Klaim Indonesia Untung Besar dari Hilirisasi Nikel, Faisal Basri Ragukan Data Jokowi

Terkait hilirisasi nikel, Presiden Jokowi mengklaim sukses pemerintah menambah penerimaan negara dari Rp17 triliun menjadi Rp510 triliun. Atau meroket 29 kali. Sayangnya, angka-angka itu dibantah ekonom senior Indef, Faisal Basri.

Dikutip dari laman faisalbasri.com, Jakarta, Jumat (11/8/2023), ekonom yang dikenal kritis ini, menyebut angka-angka yang disampaikan Jokowi, tidak jelas sumber dan cara menghitungnya.

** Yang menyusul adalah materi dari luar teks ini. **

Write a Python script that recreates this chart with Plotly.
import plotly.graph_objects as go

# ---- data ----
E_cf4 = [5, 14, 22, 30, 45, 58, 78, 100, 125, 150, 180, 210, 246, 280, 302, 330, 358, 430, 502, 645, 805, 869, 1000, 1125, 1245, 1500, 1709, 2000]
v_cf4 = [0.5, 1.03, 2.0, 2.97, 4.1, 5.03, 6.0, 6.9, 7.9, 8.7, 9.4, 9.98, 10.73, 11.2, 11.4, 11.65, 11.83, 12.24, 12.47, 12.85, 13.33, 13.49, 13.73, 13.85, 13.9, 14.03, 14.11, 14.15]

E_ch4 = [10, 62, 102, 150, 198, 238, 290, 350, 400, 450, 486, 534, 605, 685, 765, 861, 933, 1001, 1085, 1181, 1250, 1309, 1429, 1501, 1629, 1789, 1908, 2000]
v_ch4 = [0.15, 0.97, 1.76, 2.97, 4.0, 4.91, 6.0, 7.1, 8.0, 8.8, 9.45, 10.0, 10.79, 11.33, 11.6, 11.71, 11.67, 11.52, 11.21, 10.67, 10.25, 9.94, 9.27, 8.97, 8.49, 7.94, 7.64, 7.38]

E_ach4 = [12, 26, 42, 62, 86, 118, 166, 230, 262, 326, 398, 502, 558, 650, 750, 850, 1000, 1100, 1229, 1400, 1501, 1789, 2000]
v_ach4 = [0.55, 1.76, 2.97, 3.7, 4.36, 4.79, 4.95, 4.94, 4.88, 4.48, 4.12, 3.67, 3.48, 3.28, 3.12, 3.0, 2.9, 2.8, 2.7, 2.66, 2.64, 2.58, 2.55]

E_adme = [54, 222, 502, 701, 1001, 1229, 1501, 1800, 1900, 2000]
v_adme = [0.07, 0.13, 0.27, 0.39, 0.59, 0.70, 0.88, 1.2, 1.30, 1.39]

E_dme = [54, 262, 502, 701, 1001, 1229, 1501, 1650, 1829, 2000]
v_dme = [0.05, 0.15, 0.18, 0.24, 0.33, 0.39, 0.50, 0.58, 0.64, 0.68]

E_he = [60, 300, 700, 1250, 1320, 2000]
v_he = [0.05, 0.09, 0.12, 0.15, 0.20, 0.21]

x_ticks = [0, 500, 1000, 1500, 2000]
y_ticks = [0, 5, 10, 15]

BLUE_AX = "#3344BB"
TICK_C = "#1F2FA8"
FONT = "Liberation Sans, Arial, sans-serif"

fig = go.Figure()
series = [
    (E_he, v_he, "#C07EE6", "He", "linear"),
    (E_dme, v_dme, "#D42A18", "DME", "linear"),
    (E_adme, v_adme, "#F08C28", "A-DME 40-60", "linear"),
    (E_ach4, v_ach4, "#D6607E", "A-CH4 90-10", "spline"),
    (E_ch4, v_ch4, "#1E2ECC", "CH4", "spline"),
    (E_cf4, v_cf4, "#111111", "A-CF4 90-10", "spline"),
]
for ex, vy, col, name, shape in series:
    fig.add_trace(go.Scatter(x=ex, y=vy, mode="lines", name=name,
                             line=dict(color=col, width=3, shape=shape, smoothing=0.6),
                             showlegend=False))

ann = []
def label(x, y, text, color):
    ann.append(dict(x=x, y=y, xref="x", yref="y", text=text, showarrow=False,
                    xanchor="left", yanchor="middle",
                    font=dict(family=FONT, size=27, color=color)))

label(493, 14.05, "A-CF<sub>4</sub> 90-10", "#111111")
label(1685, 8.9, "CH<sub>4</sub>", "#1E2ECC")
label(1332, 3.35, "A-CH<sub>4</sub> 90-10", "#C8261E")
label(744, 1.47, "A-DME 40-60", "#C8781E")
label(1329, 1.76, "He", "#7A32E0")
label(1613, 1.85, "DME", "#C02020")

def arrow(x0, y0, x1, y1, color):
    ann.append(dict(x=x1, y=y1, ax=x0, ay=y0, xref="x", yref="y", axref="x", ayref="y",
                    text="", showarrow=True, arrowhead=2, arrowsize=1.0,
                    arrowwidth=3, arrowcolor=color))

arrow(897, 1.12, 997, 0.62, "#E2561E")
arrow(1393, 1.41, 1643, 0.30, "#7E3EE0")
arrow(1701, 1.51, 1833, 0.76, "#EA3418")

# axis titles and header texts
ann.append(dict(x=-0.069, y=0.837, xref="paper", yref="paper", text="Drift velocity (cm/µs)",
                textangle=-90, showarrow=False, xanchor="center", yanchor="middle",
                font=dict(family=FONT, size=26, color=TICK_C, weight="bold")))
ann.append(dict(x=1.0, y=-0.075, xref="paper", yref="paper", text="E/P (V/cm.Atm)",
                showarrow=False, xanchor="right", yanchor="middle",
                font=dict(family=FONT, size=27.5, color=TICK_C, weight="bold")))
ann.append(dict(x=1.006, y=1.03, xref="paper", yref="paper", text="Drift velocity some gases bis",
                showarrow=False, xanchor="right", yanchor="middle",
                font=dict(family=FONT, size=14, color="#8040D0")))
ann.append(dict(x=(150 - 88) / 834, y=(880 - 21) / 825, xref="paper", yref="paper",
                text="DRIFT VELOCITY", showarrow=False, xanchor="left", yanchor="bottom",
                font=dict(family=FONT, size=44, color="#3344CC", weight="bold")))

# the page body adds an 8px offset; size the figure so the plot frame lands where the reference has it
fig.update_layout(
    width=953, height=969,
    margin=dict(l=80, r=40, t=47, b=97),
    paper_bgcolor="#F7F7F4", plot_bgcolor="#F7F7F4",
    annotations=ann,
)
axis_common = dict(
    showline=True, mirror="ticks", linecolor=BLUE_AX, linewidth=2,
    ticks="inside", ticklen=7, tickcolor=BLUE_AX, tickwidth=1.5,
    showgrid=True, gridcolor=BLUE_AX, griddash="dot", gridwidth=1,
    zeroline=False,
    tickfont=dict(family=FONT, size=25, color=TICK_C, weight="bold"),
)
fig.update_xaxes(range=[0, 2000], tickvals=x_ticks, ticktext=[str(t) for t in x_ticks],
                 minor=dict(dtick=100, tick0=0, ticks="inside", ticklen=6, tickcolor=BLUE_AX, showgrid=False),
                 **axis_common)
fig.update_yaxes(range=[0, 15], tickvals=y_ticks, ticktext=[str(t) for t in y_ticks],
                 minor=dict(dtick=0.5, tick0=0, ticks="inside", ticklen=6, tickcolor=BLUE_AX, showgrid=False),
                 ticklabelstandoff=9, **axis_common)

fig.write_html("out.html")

“Angka-angka yang disampaikan Presiden tidak jelas sumber dan hitung-hitungannya. Presiden hendak meyakinkan bahwa kebijakan hilirisasi nikel amat menguntungkan Indonesia dan tidak benar tuduhan bahwa sebagian besar kebijakan hilirisasi dinikmati oleh China,” kata Faisal.

Jika merujuk data 2014, lanjut Faisal, nilai ekspor bijih nikel (kode HS 2604) hanya Rp1 triliun. Ini didapat dari ekspor senilai US$85,913 juta dikalikan rerata nilai tukar rupiah pada tahun yang sama, senilai Rp11,865 per US$.

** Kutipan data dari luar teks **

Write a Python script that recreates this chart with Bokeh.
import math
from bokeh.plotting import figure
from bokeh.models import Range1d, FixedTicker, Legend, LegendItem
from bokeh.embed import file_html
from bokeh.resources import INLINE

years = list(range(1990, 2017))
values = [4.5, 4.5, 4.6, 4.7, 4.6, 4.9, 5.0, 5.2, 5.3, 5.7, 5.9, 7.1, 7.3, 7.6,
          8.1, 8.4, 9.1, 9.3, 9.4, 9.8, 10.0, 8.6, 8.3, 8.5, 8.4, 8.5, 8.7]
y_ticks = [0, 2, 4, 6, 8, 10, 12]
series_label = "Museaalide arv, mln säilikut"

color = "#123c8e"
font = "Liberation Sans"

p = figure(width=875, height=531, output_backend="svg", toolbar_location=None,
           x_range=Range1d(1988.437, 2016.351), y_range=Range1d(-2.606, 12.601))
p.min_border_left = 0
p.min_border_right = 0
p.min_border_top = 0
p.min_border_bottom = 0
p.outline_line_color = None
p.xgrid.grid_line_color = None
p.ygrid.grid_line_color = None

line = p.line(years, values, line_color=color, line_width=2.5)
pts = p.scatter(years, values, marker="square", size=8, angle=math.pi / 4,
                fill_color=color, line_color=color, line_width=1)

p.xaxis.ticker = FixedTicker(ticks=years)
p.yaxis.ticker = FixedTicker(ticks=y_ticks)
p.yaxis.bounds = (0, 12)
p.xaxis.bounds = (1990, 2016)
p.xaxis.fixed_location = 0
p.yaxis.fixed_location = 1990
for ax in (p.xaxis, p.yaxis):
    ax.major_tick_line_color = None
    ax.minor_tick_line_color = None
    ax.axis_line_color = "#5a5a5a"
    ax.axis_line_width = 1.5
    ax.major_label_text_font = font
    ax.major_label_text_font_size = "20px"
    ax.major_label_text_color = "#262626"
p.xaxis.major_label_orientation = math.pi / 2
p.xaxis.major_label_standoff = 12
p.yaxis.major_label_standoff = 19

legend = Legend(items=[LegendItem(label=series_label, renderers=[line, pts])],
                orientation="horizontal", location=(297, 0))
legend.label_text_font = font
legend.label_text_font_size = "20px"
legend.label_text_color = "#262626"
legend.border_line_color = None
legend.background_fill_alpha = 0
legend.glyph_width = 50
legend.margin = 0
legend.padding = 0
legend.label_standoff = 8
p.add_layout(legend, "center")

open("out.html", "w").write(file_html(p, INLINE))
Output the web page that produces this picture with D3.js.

“Lalu, dari mana angka Rp510 triliun? Berdasarkan data 2022, nilai ekspor besi dan baja (kode HS 72) yang diklaim sebagai hasil dari hilirisasi adalah 27,8 miliar dolar AS. Berdasarkan rerata nilai tukar rupiah pada 2022 sebesar Rp14.876 per dolar AS. Sehingga, nilai ekspor besi dan baja (kode HS 72) setara dengan Rp413,9 triliun,” jelas Faisal.

Terlepas dari perbedaan data antara yang disampaikan Presiden Jokowi dan hitung-hitungan Faisal, memang benar adanya lonjakan ekspor dari hasil hilirisasi nikel. Terlihat adanya lonjakan hingga 414 kali lipat. Ini jelas capaian yang sangat fantastis.

“Namun, apakah uang hasil ekspor mengalir ke Indonesia? Mengingat hampir semua perusahaan smelter pengolah bijih nikel 100 persen dimiliki oleh China dan Indonesia menganut rezim devisa bebas, maka adalah hak perusahaan China untuk membawa semua hasil ekspornya ke luar negeri, atau ke negerinya sendiri,” kata Faisal.

Selanjutnya, dia membandingkan hilirisasi nikel dengan ekspor sawit dan turunannya yang dikenakan pajak ekspor, atau bea keluar plus pungutan, berupa bea sawit. “Sedangkan ekspor olahan bijih nikel, sama sekali tidak dikenakan segala jenis pajak dan pungutan lainnya. Jadi penerimaan pemerintah dari ekspor semua jenis produk smelter nikel nihil alias nol besar,” tegasnya.

Sebelumnya, Jokowi menyebut adanya kenaikan penerimaan negara dari hilirisasi nikel dari Rp17 triliun menjadi Rp510 triliun. Pernyataan Jokowi ini merespons argumentasi Faisal Basri yang menyebut, China lebih diuntungkan dari hilirisasi nikel. Kira-kira, China untung 90 persen, sisanya yang 10 persen jatah Indonesia.

Saat mencoba LRT Jabodebek di Stasiun LRT Dukuh Atas, Jakarta, Kamis (10/8/2023), Jokowi justru mempertanyakan asal muasal hitungan Faisal Basri itu.

“Ngitunganya gimana? Kalau hitungan saya berikan contoh nikel, saat diekspor mentahan, bahan mentah setahun kira-kira hanya Rp 17 triliun, setelah masuk ke industrial downstreaming, ke hilirisasi menjadi Rp 510 triliun,” kata Jokowi.

Menurutnya, nilai ekspor nikel hasil hilirisasi yang meningkat akan menghasilkan pajak yang lebih besar ketimbang sebelum nikel dilakukan hilirisasi.

“Bayangkan saja kita negara itu hanya mengambil pajak, mengambil pajak dari Rp 17 triliun sama mengambil pajak dari Rp 510 triliun lebih gede mana?” jelas Jokowi.